# GIVEN INSTRUCTION
Extract every line of the material that holds the string "drawn".

-- Begin DATA BLOCK --

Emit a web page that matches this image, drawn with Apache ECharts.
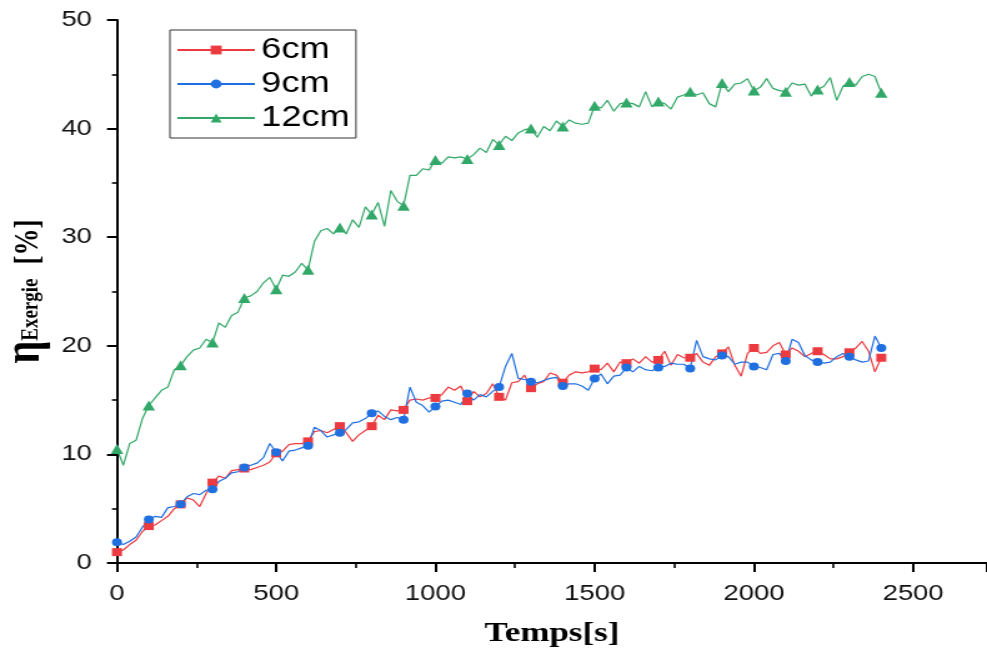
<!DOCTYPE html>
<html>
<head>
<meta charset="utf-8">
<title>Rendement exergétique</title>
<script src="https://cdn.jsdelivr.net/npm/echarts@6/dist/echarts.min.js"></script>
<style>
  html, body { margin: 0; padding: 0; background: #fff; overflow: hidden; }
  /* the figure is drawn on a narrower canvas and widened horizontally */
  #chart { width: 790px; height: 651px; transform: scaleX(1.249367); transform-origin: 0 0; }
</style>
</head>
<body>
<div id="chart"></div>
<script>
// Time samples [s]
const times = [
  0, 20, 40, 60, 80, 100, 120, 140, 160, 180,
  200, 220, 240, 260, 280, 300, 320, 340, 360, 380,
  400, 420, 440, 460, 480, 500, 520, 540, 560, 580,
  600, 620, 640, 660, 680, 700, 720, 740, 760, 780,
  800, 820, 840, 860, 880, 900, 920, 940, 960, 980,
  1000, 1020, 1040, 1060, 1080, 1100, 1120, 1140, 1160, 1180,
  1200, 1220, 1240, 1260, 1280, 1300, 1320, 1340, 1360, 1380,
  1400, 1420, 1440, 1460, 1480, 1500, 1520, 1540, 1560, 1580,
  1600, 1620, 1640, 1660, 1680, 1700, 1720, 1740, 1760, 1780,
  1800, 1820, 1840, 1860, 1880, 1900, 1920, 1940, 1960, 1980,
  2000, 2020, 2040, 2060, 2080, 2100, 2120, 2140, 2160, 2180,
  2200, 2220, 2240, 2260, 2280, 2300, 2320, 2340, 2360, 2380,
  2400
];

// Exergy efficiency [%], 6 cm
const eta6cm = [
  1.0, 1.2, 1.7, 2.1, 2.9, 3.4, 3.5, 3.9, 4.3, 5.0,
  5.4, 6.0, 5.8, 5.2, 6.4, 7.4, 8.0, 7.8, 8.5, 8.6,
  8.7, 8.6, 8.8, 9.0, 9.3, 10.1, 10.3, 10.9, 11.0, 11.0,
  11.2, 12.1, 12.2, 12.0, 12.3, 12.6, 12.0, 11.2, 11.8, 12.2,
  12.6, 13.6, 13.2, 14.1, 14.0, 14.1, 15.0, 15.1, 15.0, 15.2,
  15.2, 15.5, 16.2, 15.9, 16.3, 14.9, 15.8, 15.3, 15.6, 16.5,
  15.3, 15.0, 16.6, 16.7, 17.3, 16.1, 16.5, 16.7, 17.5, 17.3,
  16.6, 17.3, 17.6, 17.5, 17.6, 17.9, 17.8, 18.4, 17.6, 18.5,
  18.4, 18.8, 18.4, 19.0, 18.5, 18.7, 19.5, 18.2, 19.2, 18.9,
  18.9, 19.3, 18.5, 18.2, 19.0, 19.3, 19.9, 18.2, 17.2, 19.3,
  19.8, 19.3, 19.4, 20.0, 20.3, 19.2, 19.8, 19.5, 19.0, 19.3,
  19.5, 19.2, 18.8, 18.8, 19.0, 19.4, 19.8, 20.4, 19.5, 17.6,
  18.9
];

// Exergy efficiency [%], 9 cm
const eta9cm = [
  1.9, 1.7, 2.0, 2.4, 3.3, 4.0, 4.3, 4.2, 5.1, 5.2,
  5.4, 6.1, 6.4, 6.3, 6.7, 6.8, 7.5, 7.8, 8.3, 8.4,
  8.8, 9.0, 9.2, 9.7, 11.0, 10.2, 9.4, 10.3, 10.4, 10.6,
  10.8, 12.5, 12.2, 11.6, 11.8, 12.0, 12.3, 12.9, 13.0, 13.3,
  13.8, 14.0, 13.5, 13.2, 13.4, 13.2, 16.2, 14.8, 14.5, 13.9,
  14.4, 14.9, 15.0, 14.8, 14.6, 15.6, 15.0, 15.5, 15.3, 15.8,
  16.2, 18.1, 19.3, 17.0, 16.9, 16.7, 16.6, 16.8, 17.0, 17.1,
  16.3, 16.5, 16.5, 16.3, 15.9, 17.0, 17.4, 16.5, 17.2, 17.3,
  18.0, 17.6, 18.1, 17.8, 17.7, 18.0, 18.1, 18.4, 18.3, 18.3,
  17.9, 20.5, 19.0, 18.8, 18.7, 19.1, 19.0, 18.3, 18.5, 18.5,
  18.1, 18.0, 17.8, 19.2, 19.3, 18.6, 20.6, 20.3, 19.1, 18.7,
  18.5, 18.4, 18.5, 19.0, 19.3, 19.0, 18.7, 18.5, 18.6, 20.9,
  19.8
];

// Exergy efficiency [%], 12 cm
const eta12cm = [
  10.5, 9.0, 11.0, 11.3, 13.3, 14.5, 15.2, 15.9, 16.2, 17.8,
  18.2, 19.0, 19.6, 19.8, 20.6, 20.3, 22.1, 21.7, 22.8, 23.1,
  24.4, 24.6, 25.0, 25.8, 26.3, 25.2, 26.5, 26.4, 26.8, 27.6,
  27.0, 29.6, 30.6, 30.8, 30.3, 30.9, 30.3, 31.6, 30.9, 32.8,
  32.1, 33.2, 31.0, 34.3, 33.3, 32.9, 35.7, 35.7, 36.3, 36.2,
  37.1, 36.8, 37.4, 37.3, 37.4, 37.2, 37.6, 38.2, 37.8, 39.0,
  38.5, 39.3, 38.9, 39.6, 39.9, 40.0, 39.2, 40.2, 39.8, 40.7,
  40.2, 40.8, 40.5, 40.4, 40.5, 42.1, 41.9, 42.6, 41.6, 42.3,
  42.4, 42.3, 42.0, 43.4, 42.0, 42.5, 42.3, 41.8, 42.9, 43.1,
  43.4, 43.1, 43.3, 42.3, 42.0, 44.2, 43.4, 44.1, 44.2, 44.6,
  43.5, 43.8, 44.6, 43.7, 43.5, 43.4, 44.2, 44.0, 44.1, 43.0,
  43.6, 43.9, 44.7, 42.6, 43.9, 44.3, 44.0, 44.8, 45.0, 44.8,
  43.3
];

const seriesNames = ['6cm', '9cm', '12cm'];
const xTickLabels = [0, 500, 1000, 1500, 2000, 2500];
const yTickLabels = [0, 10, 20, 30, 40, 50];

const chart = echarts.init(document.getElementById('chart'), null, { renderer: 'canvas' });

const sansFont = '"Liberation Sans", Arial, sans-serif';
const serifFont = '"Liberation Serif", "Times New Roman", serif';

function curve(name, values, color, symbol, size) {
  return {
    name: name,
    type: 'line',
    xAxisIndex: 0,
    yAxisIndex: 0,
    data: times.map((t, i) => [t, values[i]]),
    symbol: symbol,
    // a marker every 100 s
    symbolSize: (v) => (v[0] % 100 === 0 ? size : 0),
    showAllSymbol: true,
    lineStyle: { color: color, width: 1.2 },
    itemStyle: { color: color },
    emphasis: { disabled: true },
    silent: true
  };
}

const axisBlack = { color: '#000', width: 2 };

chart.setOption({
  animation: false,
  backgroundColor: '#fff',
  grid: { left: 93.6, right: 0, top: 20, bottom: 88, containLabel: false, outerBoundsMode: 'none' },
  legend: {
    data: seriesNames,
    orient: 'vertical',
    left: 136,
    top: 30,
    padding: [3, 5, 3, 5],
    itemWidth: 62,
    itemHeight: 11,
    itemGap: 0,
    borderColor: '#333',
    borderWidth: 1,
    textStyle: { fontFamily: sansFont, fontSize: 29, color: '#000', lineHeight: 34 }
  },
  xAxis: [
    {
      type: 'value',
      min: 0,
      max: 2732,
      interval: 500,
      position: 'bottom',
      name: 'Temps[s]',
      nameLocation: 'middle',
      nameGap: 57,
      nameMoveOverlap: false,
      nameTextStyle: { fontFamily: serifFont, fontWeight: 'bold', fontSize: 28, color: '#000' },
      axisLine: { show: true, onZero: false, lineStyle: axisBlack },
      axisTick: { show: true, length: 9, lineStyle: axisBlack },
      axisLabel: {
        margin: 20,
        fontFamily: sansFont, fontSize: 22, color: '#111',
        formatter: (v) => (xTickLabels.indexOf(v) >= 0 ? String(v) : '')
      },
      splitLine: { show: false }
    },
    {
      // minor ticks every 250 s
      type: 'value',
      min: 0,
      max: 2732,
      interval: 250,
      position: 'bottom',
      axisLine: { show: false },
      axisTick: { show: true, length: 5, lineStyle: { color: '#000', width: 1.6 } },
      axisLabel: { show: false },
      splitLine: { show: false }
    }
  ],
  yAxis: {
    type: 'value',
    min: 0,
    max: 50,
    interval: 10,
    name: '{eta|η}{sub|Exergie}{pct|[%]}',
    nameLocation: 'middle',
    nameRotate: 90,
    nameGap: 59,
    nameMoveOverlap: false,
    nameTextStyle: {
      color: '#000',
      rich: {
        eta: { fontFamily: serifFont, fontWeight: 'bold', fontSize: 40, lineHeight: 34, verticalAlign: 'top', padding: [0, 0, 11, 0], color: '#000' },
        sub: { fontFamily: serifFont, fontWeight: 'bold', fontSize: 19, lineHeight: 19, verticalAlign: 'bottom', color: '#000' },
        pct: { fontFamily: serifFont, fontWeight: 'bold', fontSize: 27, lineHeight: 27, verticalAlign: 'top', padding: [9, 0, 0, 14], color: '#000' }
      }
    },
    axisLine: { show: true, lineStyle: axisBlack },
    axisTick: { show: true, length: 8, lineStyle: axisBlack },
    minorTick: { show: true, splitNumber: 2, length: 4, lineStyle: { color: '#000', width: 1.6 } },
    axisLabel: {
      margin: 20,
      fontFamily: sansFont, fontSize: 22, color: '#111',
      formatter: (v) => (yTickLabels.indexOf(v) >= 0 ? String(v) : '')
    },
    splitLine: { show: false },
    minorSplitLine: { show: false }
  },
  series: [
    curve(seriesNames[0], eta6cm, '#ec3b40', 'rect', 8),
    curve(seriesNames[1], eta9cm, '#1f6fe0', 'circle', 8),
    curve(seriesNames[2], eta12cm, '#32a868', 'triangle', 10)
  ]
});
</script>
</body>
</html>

-- End DATA BLOCK --

# EXERCISE RESPONSE
Emit a web page that matches this image, drawn with Apache ECharts.
  /* the figure is drawn on a narrower canvas and widened horizontally */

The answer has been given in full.